When any ethnic community is forcibly incorporated into someone else’s
empire, tax correctors are inevitable despised intensely. But the Roman Empire
presented a special problem. It collected taxes through “tax farmers.”
An individual would buy from the rulers the right to collect taxes in a certain
area. That person was then able for the most part to set his own rates and
exact whatever he could. He was bound by contract to deliver a certain sum
to the authorities. The rest was his. These “tax farmers” were often Gentiles.
In Palestine local people were then hired to do the actual collecting of the
money.3 Obviously, with unscrupulous men involved, there was a great deal
of graft.
The practice still persists at one point in modern Egyptian village life
where a local citizen contracts from the government the right to tax the use
of the village riverbank crossing on the Nile. He then hires men to collect a
premium from every person who crosses the river. The going rate is whatever
the traffic will bear. Graft and favoritism become the rule when
unscrupulous men seize control of the village crossing point. The last years
of the Turkish Empire saw the same ancient system at work, and once again
widespread abuse was common.
Furthermore, Palestine in the first century was occupied by imperialists.
It is difficult for anyone who has never lived in an occupied country to fully
appreciate the hatred generated toward the “collaborator.” (Modern African
and Asian nationalisms give us many parallels.) In modern Arab politics the
bitterest of all insults is “agent of the imperialists.”
When a colony approaches the ignition point of revolt, it hates any “collaborator”
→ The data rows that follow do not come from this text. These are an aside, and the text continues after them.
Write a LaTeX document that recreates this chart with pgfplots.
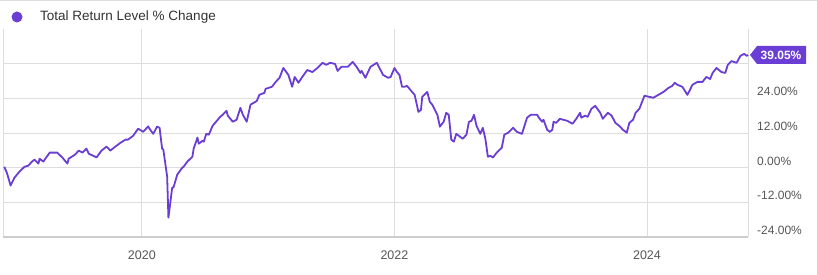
\documentclass[border=0pt]{standalone}
\usepackage{pgfplots}
\pgfplotsset{compat=1.18}
\usepackage{fontspec}
\setmainfont{Liberation Sans}
\definecolor{ret}{RGB}{106,62,212}
\definecolor{gridc}{RGB}{221,221,221}
\definecolor{basec}{RGB}{205,205,205}
\definecolor{tickc}{RGB}{85,85,85}
\begin{document}
\begin{tikzpicture}
\useasboundingbox (0,0) rectangle (817pt,275pt);
\draw[gridc, line width=0.8pt] (0,274.5pt) -- (817pt,274.5pt);
\fill[ret] (17pt,258pt) circle (5.5pt);
\node[anchor=west, inner sep=0pt, text=black!80, font=\fontsize{13.5}{15}\selectfont] at (40pt,258pt) {Total Return Level \% Change};
\begin{axis}[
  at={(3pt,38pt)}, anchor=south west,
  scale only axis, width=745pt, height=208pt,
  xmin=2018.9, xmax=2024.8, ymin=-24, ymax=48,
  axis line style={draw=none},
  clip=false,
  xtick={2020,2022,2024}, xticklabels={2020,2022,2024},
  ytick={-24,-12,0,12,24,36},
  yticklabels={-24.00\%,-12.00\%,0.00\%,12.00\%,24.00\%,{}},
  yticklabel pos=right,
  grid=major,
  major grid style={draw=gridc, line width=0.9pt},
  tick style={draw=none},
  xticklabel style={anchor=center, yshift=-18pt, inner sep=0pt, text=tickc, font=\fontsize{12.5}{14}\selectfont},
  yticklabel style={anchor=west, xshift=9pt, yshift=6.5pt, inner sep=0pt, text=tickc, font=\fontsize{12}{14}\selectfont},
]
\draw[gridc, line width=0.9pt] (rel axis cs:0,0) -- (rel axis cs:0,1);
\draw[gridc, line width=0.9pt] (rel axis cs:1,0) -- (rel axis cs:1,1);
\draw[basec, line width=1.8pt] (rel axis cs:0,0) -- (rel axis cs:1,0);
\addplot[ret, line width=1.8pt, line join=round, mark=none] coordinates {
(2018.91,0.3) (2018.93,-1.7) (2018.94,-3.1) (2018.96,-6.2) (2018.99,-3.5)
(2019.03,-1.4) (2019.07,0.3) (2019.10,0.7) (2019.13,2.1) (2019.15,2.8)
(2019.18,1.4) (2019.19,3.1) (2019.22,2.1) (2019.23,2.8) (2019.27,5.2)
(2019.33,5.2) (2019.37,3.5) (2019.41,1.4) (2019.42,3.1) (2019.47,4.5)
(2019.50,5.9) (2019.53,5.2) (2019.56,6.6) (2019.58,4.8) (2019.63,3.8)
(2019.64,3.5) (2019.68,5.9) (2019.72,7.3) (2019.75,5.9) (2019.79,7.3)
(2019.83,8.6) (2019.87,9.7) (2019.89,9.7) (2019.93,11.0) (2019.97,13.5)
(2020.01,12.4) (2020.05,14.3) (2020.06,13.5) (2020.09,11.7) (2020.12,14.2)
(2020.14,13.8) (2020.16,6.6) (2020.17,6.2) (2020.20,-3.1) (2020.21,-17.3)
(2020.24,-6.9) (2020.25,-6.9) (2020.28,-2.4) (2020.32,0.0) (2020.33,0.3)
(2020.36,2.1) (2020.40,3.8) (2020.41,6.6) (2020.44,10.4) (2020.45,8.3)
(2020.48,9.3) (2020.49,9.0) (2020.51,11.7) (2020.53,11.4) (2020.56,14.5)
(2020.62,17.6) (2020.64,18.3) (2020.67,19.7) (2020.68,18.0) (2020.72,15.9)
(2020.75,16.6) (2020.78,20.7) (2020.80,18.3) (2020.83,15.9) (2020.86,21.8)
(2020.91,23.1) (2020.93,25.2) (2020.97,25.9) (2020.98,27.3) (2021.03,28.0)
(2021.06,29.7) (2021.09,31.1) (2021.12,34.5) (2021.16,32.1) (2021.19,28.0)
(2021.21,31.4) (2021.24,29.4) (2021.27,31.4) (2021.31,33.8) (2021.35,33.1)
(2021.39,34.5) (2021.43,36.3) (2021.46,35.6) (2021.49,36.3) (2021.53,35.9)
(2021.55,33.5) (2021.58,34.9) (2021.63,34.9) (2021.67,36.6) (2021.70,34.9)
(2021.73,32.8) (2021.74,33.5) (2021.77,31.1) (2021.81,34.9) (2021.86,36.3)
(2021.91,32.1) (2021.95,31.1) (2021.97,31.4) (2022.00,34.5) (2022.02,33.1)
(2022.04,32.1) (2022.06,28.0) (2022.08,28.0) (2022.10,28.3) (2022.14,26.2)
(2022.16,25.2) (2022.19,19.3) (2022.21,20.0) (2022.22,24.5) (2022.26,26.2)
(2022.28,22.8) (2022.30,21.8) (2022.34,18.3) (2022.36,14.2) (2022.39,15.9)
(2022.41,19.0) (2022.43,18.3) (2022.45,9.7) (2022.47,9.0) (2022.49,11.7)
(2022.52,10.7) (2022.54,10.0) (2022.57,11.4) (2022.59,15.9) (2022.61,16.2)
(2022.63,18.3) (2022.65,14.5) (2022.68,11.7) (2022.70,13.8) (2022.72,10.0)
(2022.74,3.8) (2022.76,4.1) (2022.78,3.5) (2022.81,5.2) (2022.85,6.9)
(2022.87,11.4) (2022.90,12.1) (2022.94,13.8) (2022.97,12.4) (2023.01,11.7)
(2023.05,17.3) (2023.08,18.3) (2023.13,18.3) (2023.15,16.9) (2023.17,15.9)
(2023.18,16.6) (2023.21,13.1) (2023.23,12.4) (2023.25,13.1) (2023.26,15.9)
(2023.28,15.5) (2023.31,16.9) (2023.37,16.2) (2023.41,15.2) (2023.44,16.9)
(2023.47,19.0) (2023.48,17.3) (2023.51,18.0) (2023.53,17.6) (2023.56,20.4)
(2023.59,21.4) (2023.63,19.0) (2023.65,16.9) (2023.69,19.0) (2023.72,18.0)
(2023.75,15.5) (2023.78,14.5) (2023.81,13.1) (2023.84,12.1) (2023.86,15.5)
(2023.89,16.6) (2023.91,19.0) (2023.94,20.4) (2023.98,24.9) (2024.02,24.5)
(2024.05,24.2) (2024.09,25.2) (2024.13,26.2) (2024.17,27.6) (2024.20,28.3)
(2024.22,29.4) (2024.24,28.7) (2024.28,28.0) (2024.32,25.2) (2024.34,26.9)
(2024.36,28.7) (2024.40,29.7) (2024.44,29.7) (2024.47,31.4) (2024.50,30.7)
(2024.52,32.8) (2024.55,34.5) (2024.59,33.1) (2024.62,32.8) (2024.64,35.6)
(2024.67,36.9) (2024.71,36.3) (2024.74,38.7) (2024.77,39.4) (2024.79,38.7)
(2024.80,39.05)
};
\end{axis}
\fill[ret] (750pt,220pt) -- (757pt,229pt) -- (806pt,229pt) -- (806pt,211pt) -- (757pt,211pt) -- cycle;
\node[text=white, inner sep=0pt, font=\bfseries\fontsize{12}{14}\selectfont] at (781pt,220pt) {39.05\%};
\end{tikzpicture}
\end{document}
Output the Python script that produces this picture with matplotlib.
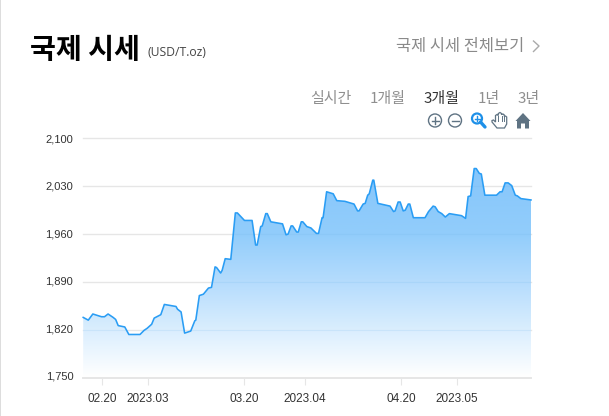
#!/usr/bin/env python3
"""International gold price, 3 month view."""
import matplotlib
matplotlib.use("Agg")
import matplotlib.pyplot as plt
import numpy as np
from matplotlib.colors import LinearSegmentedColormap
from matplotlib.patches import Circle, Polygon, Rectangle
from matplotlib.transforms import ScaledTranslation

plt.rcParams["font.family"] = ["Noto Sans CJK KR", "DejaVu Sans"]

W, H = 609, 416
KR = ["Noto Sans CJK KR", "DejaVu Sans"]

# days counted from 02.20
days = [-3.7, -2.7, -1.8, -0.1, 0.5, 1.2, 2.2, 2.7, 3.2, 4.5, 5.3, 7.5, 8.3, 8.9, 9.8, 10.3,
        11.6, 12.3, 14.6, 14.9, 15.6, 16.3, 17.5, 18.3, 18.5, 19.2, 20, 21, 21.6, 22.3, 22.6,
        23.4, 23.7, 24.3, 25.4, 26.3, 26.7, 28.1, 29.6, 30.3, 30.6, 31.3, 31.6, 32.3, 32.6,
        33.3, 35.6, 36.3, 36.7, 37.3, 37.6, 38.4, 38.7, 39.3, 39.6, 40.4, 41.2, 42.3, 42.7,
        43.4, 43.6, 44.3, 45.6, 46.3, 47.9, 49.7, 50.4, 50.7, 51.5, 51.9, 52.4, 52.7, 53.4,
        53.6, 54.4, 56.8, 57.5, 57.8, 58.4, 58.8, 59.4, 59.8, 60.4, 60.7, 61.4, 63.7, 64.4,
        65.3, 65.7, 66.3, 67, 67.7, 68.5, 70.9, 71.7, 72.2, 72.7, 73.4, 73.8, 74.4, 74.8,
        75.5, 77.8, 78.5, 78.9, 79.5, 80.1, 80.8, 81.5, 81.9, 82.6, 84.6]
prices = [1838, 1834, 1843, 1839, 1839, 1843, 1838, 1835, 1826, 1824, 1813, 1813, 1819, 1822, 1828, 1837,
          1842, 1857, 1854, 1850, 1846, 1815, 1818, 1833, 1834, 1870, 1872, 1881, 1882, 1912, 1911,
          1903, 1907, 1924, 1923, 1991, 1991, 1980, 1980, 1944, 1944, 1971, 1972, 1990, 1990,
          1978, 1975, 1959, 1960, 1972, 1972, 1963, 1963, 1978, 1978, 1971, 1969, 1961, 1961,
          1984, 1984, 2022, 2019, 2009, 2008, 2004, 1994, 1994, 2004, 2005, 2017, 2019, 2039,
          2039, 2005, 2001, 1993, 1994, 2007, 2007, 1994, 1995, 2004, 2004, 1984, 1984, 1993,
          2001, 2000, 1993, 1990, 1985, 1990, 1987, 1983, 2015, 2016, 2056, 2056, 2049, 2048,
          2017, 2017, 2022, 2022, 2035, 2035, 2031, 2017, 2016, 2012, 2010]

y_ticks = [1750, 1820, 1890, 1960, 2030, 2100]
y_labels = ["1,750", "1,820", "1,890", "1,960", "2,030", "2,100"]
x_ticks = [0, 9, 28, 40, 59, 70]
x_labels = ["02.20", "2023.03", "03.20", "2023.04", "04.20", "2023.05"]

periods = ["실시간", "1개월", "3개월", "1년", "3년"]
period_x = [331, 387.5, 441.5, 489, 529]


def main():
    fig = plt.figure(figsize=(W / 100, H / 100), dpi=100, facecolor="white")
    ax = fig.add_axes([83 / W, 1 - 377.5 / H, 448 / W, 239 / H])

    # area with vertical gradient, clipped to the price curve
    cmap = LinearSegmentedColormap.from_list(
        "area", [(0, "#ffffff"), (0.225, "#daeefe"), (0.455, "#b5dcfd"), (0.685, "#92cdfb"), (1, "#86c6fb")])
    grad = np.linspace(0, 1, 256).reshape(-1, 1)
    im = ax.imshow(grad, extent=[days[0], days[-1], 1750, max(prices)], origin="lower",
                   aspect="auto", cmap=cmap, zorder=2)
    clip = Polygon(np.c_[days + [days[-1], days[0]], prices + [1750, 1750]],
                   closed=True, transform=ax.transData)
    im.set_clip_path(clip)
    ax.set_xlim(-3.74, 84.6)
    ax.set_ylim(1750, 2100)

    ax.plot(days, prices, color="#2a9df4", lw=1.15, zorder=4, clip_on=False, solid_joinstyle="round")

    # gridlines show faintly through the fill
    for v in y_ticks[1:]:
        ax.axhline(v, color="#e6e6e6", lw=1.0, zorder=1, clip_on=False)
        over = ax.axhline(v, color="#6aaee6", lw=0.8, alpha=0.15, zorder=3)
        over.set_clip_path(clip)

    for s in ["top", "left", "right"]:
        ax.spines[s].set_visible(False)
    ax.spines["bottom"].set_color("#e6e6e6")
    ax.spines["bottom"].set_linewidth(1.4)

    ax.set_yticks(y_ticks, y_labels)
    ax.set_xticks(x_ticks, x_labels)
    ax.tick_params(axis="y", length=0, pad=7, labelsize=8, labelcolor="#333333")
    ax.tick_params(axis="x", length=5, width=0.8, color="#e6e6e6", pad=6, labelsize=8.5, labelcolor="#333333")
    for t in ax.get_xticklabels() + ax.get_yticklabels():
        t.set_family("Liberation Sans")
    # the y labels drift up a little towards the bottom of the axis
    for i, t in enumerate(ax.get_yticklabels()):
        shift = (5 - i) * 2.0 / 5 / 100
        t.set_transform(t.get_transform() + ScaledTranslation(0, shift, fig.dpi_scale_trans))

    # overlay in pixel units for header text and toolbar icons
    ov = fig.add_axes([0, 0, 1, 1], zorder=5)
    ov.set_xlim(0, W)
    ov.set_ylim(H, 0)
    ov.axis("off")
    ov.patch.set_alpha(0)

    ov.add_patch(Rectangle((0, 0), 1, H, color="#dddddd", lw=0))
    ov.text(29.5, 50, "국제 시세", fontsize=20.3, fontweight="bold", color="black",
            family=KR, va="center", ha="left")
    ov.text(148, 53, "(USD/T.oz)", fontsize=8.7, color="#444444", family="Open Sans", va="center", ha="left")
    ov.text(524, 46.5, "국제 시세 전체보기", fontsize=11.8, color="#8a8a8a", family=KR, va="center", ha="right")
    ov.plot([533.5, 539, 533.5], [41, 46, 51.5], color="#aaaaaa", lw=1.0)

    for label, x in zip(periods, period_x):
        active = label == "3개월"
        ov.text(x, 98.5, label, fontsize=10.8, color="#333333" if active else "#8f8f8f",
                family=KR, va="center", ha="center")

    # toolbar icons
    grey = "#5f7383"
    for cx, sign in [(435, "+"), (455, "-")]:
        ov.add_patch(Circle((cx, 120.5), 6.5, fill=False, ec=grey, lw=1.0))
        ov.plot([cx - 3.5, cx + 3.5], [120.5, 120.5], color=grey, lw=1.0)
        if sign == "+":
            ov.plot([cx, cx], [117, 124], color=grey, lw=1.0)
    blue = "#1e90e8"
    ov.add_patch(Circle((477, 118.5), 5, fill=False, ec=blue, lw=1.6))
    ov.plot([480.5, 485], [122, 127], color=blue, lw=2.4, solid_capstyle="round")
    ov.plot([474.5, 479.5], [118.5, 118.5], color=blue, lw=1.0)
    ov.plot([477, 477], [116, 121], color=blue, lw=1.0)
    hand = [[492, 120.5], [493.5, 120], [495.5, 122], [495.5, 115.5], [497, 114.5], [498.3, 115.5], [498.3, 113.5],
            [500, 112.5], [501.5, 113.5], [501.5, 114.5], [503, 114], [504.3, 115], [504.3, 116.5], [505.5, 116],
            [506.7, 117], [506.7, 124], [504.5, 128], [497, 128], [492, 122]]
    ov.add_patch(Polygon(hand, closed=True, fc="white", ec=grey, lw=0.9))
    for hx in [498.3, 501.5, 504.3]:
        ov.plot([hx, hx], [116, 121], color=grey, lw=0.7)
    ov.add_patch(Polygon([[515.5, 121], [523, 113], [530.5, 121], [529, 121], [529, 128.5],
                          [525, 128.5], [525, 123.5], [521, 123.5], [521, 128.5], [517, 128.5], [517, 121]],
                         closed=True, fc=grey, ec="none"))

    fig.savefig("out.png", dpi=100)
    plt.close(fig)


if __name__ == "__main__":
    main()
with ferocious intensely. Suddenly the collaborators’ compromises
with national honor become unendurable. In Jesus’ day nationalistic
forces in Judea and Galilee were gathering strength. The smoldering of revolt
would burst into flame within a few years. Any cooperation with Rome
and its tax collectors was surely looked on as a betrayal of race and religion.
In the Gospels the title of tax collector is usually linked with sinners or with
adulterers and quite naturally with Gentiles.4 The most common identification
is with sinners. In the mouth of a Pharisee sinners meant the “unclean,” the
“breakers of the Law” and those of low moral character generally. In short,
anyone they condemned. Luke uses sinner thirteen times and generally
means by it people of low moral character. Here he is quoting the Pharisees,
and thus the added flavor of “traitor” and “unclean” are probably intended.
3John R. Donahue, “Tax Collector,” Anchor Bible Dictionary, ed. David Noel Freedman (New
York: Doubleday, 1992), 6:337-38.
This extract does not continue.